Mygind66 From Spain, joined May 2004, 1058 posts, RR: 12 Reply 3, posted (7 years 7 months 3 weeks 6 days 17 hours ago) and read 1797 times:
I agree with the problem facing when the aircraft is on top.. It's really difficult to manage this with a tripod.. In these cases a monopod can help.. but normally I use the camera without them, probably because when I see one aircraft in high altitude is a quick photo ( I'm at home and have no time to prepare everything...)
Dendrobatid From United Kingdom, joined Nov 2004, 1630 posts, RR: 63 Reply 6, posted (7 years 7 months 3 weeks 6 days 7 hours ago) and read 1731 times:
AIRLINERS.NET CREW HEAD SCREENER
I have never tried uploading one of these images, must do so one day, but the only way they are going to get accepted is when the trail forms a part of the image.
I get reasonable images with a Sigma 50-500 on a Canon 20D (aircraft at cruising altitude)

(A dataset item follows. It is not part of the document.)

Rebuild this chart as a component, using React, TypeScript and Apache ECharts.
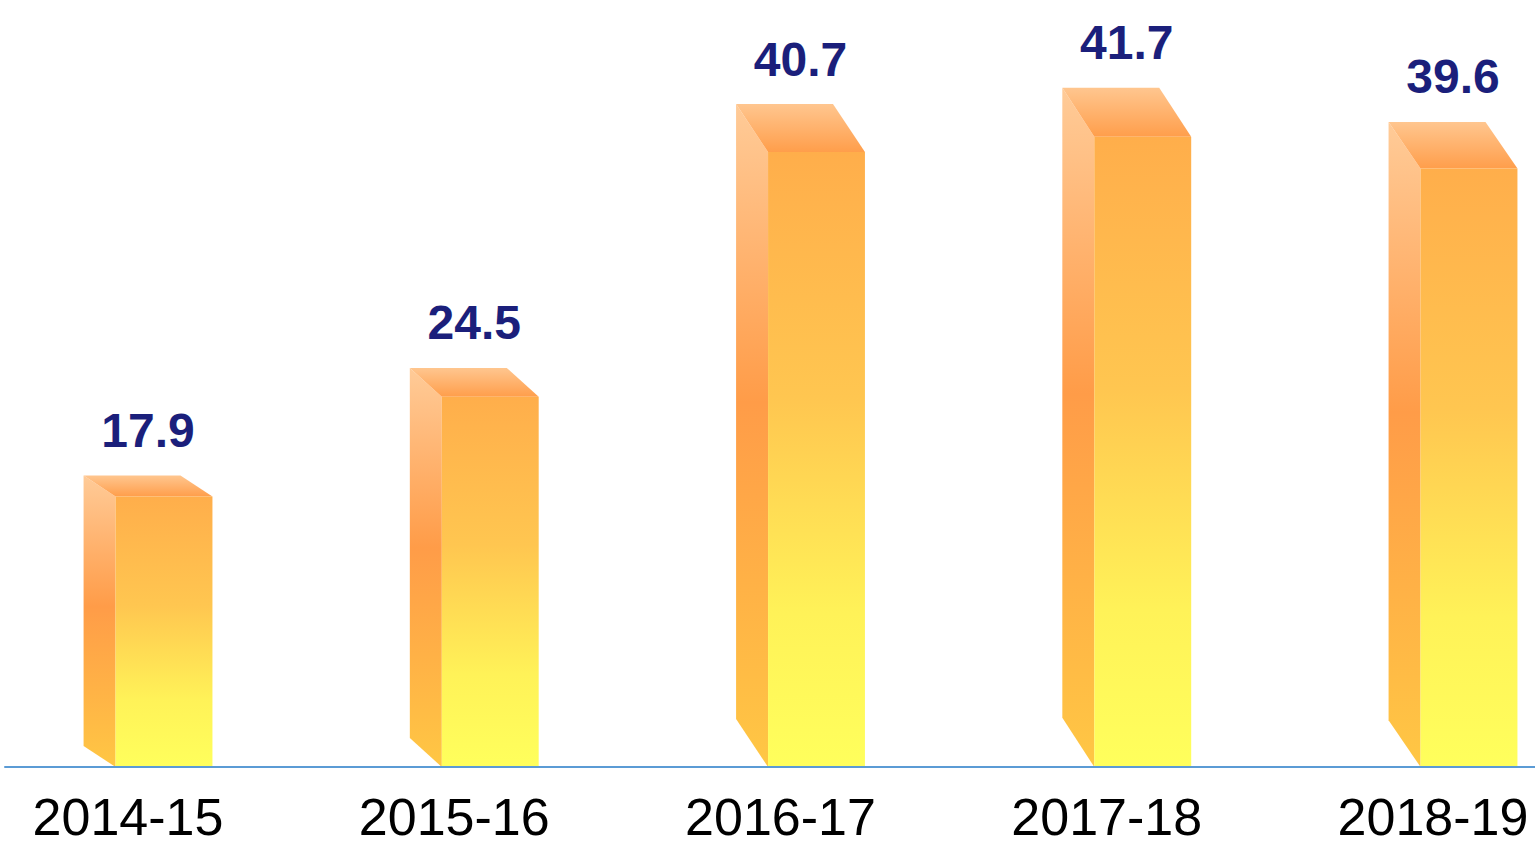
import React, { useEffect, useRef } from "react";
import * as echarts from "echarts";

const categories = ["2014-15", "2015-16", "2016-17", "2017-18", "2018-19"];
const values = [17.9, 24.5, 40.7, 41.7, 39.6];

const FONT = 'Arial, "Liberation Sans", sans-serif';

export default function App() {
  const ref = useRef<HTMLDivElement>(null);
  useEffect(() => {
    const chart = echarts.init(ref.current!, null, { renderer: "svg" });
    const frontGrad = new echarts.graphic.LinearGradient(0, 0, 0, 1, [
      { offset: 0, color: "#FFAE4B" },
      { offset: 0.4, color: "#FFC650" },
      { offset: 0.75, color: "#FFF258" },
      { offset: 1, color: "#FFFF5C" },
    ]);
    const sideGrad = new echarts.graphic.LinearGradient(0, 0, 0, 1, [
      { offset: 0, color: "#FFCB98" },
      { offset: 0.45, color: "#FF9C48" },
      { offset: 1, color: "#FFC744" },
    ]);
    const topGrad = new echarts.graphic.LinearGradient(0, 0, 0, 1, [
      { offset: 0, color: "#FFC68F" },
      { offset: 1, color: "#FF9E4B" },
    ]);

    const renderItem = (params: any, api: any) => {
      const idx = api.value(0);
      const v = api.value(1);
      const top = api.coord([idx, v]);
      const base = api.coord([idx, 0]);
      const step = api.size([1, 0])[0];
      const fw = step * 0.297;
      const depth = step * 0.098;
      const cx = top[0];
      const fl = cx - fw / 2;
      const fr = cx + fw / 2;
      const h = base[1] - top[1];
      const dy = h * 0.078;
      return {
        type: "group",
        children: [
          {
            type: "polygon",
            shape: {
              points: [
                [fl - depth, top[1] - dy],
                [fl, top[1]],
                [fl, base[1]],
                [fl - depth, base[1] - dy],
              ],
            },
            style: { fill: sideGrad },
          },
          {
            type: "polygon",
            shape: {
              points: [
                [fl - depth, top[1] - dy],
                [fr - depth, top[1] - dy],
                [fr, top[1]],
                [fl, top[1]],
              ],
            },
            style: { fill: topGrad },
          },
          {
            type: "rect",
            shape: { x: fl, y: top[1], width: fw, height: h },
            style: { fill: frontGrad },
          },
          {
            type: "text",
            x: cx - depth / 2,
            y: top[1] - dy - 45,
            style: {
              text: String(v),
              fill: "#1B1F7B",
              font: `bold 48px ${FONT}`,
              align: "center",
              verticalAlign: "middle",
            },
          },
        ],
      };
    };

    chart.setOption({
      animation: false,
      backgroundColor: "#ffffff",
      grid: [
        { left: 164, right: 66, top: 87, bottom: 78, outerBoundsMode: "none", containLabel: false },
        { left: 5, right: 0, top: 87, bottom: 78, outerBoundsMode: "none", containLabel: false },
      ],
      xAxis: [
        {
          type: "category",
          gridIndex: 0,
          data: categories,
          boundaryGap: false,
          axisLine: { show: false },
          axisTick: { show: false },
          axisLabel: {
            color: "#000000",
            fontSize: 52,
            fontFamily: FONT,
            lineHeight: 44,
            margin: 28,
            padding: [0, 72, 0, 0],
            interval: 0,
          },
        },
        {
          type: "category",
          gridIndex: 1,
          data: [""],
          z: 5,
          axisLine: { lineStyle: { color: "#5B9BD5", width: 2 } },
          axisTick: { show: false },
          axisLabel: { show: false },
        },
      ],
      yAxis: [
        { type: "value", gridIndex: 0, min: 0, max: 45, show: false, splitLine: { show: false } },
        { type: "value", gridIndex: 1, min: 0, max: 45, show: false, splitLine: { show: false } },
      ],
      series: [
        {
          type: "custom",
          xAxisIndex: 0,
          yAxisIndex: 0,
          data: values.map((v, i) => [i, v]),
          encode: { x: 0, y: 1 },
          renderItem,
          clip: false,
        },
      ],
    });
    return () => chart.dispose();
  }, []);
  return (
    <div
      ref={ref}
      style={{ position: "fixed", left: 0, top: 0, width: 1535, height: 845, background: "#fff" }}
    />
  );
}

TS From , joined Dec 1969, posts, RR: Reply 10, posted (7 years 7 months 3 weeks 5 days 21 hours ago) and read 1584 times:
Quoting Chuffy (Reply 8): Would you go for a more exspensive lower zoom or a cheaper big one, just for the sole purpose of photographing at high alt from the ground?
Hm, I'm not sure if I understand you correctly. If you want to shoot airliners in upper air space only, buy the longest lens you can get (afford). As a rule of thumb, prime lenses are more expensive but also much better in quality. I'm sure the Canon EF 500 f/4L IS or Canon 600 f/4L IS would be excellent choices, especially if equipped with a teleconverter, but they are out of reach for the vast majority of photographers, including me.
If you want to spend less money check out the Canon 100-400, the Sigma 50-500 or the Sigma 170-500. Both the Sigma zooms don't have image stabilizers, but that shouldn't be a major problem with exposure times of 1/500s. A lens that is mentioned again & again in forums is the Canon EF 400mm f/5.6L. Also doesn't have an image stabilizer, but it's supposed to be tack-sharp even wide open. With my 100-400 I only use f/8 or even smaller apertures. Otherwise everything looks blurry.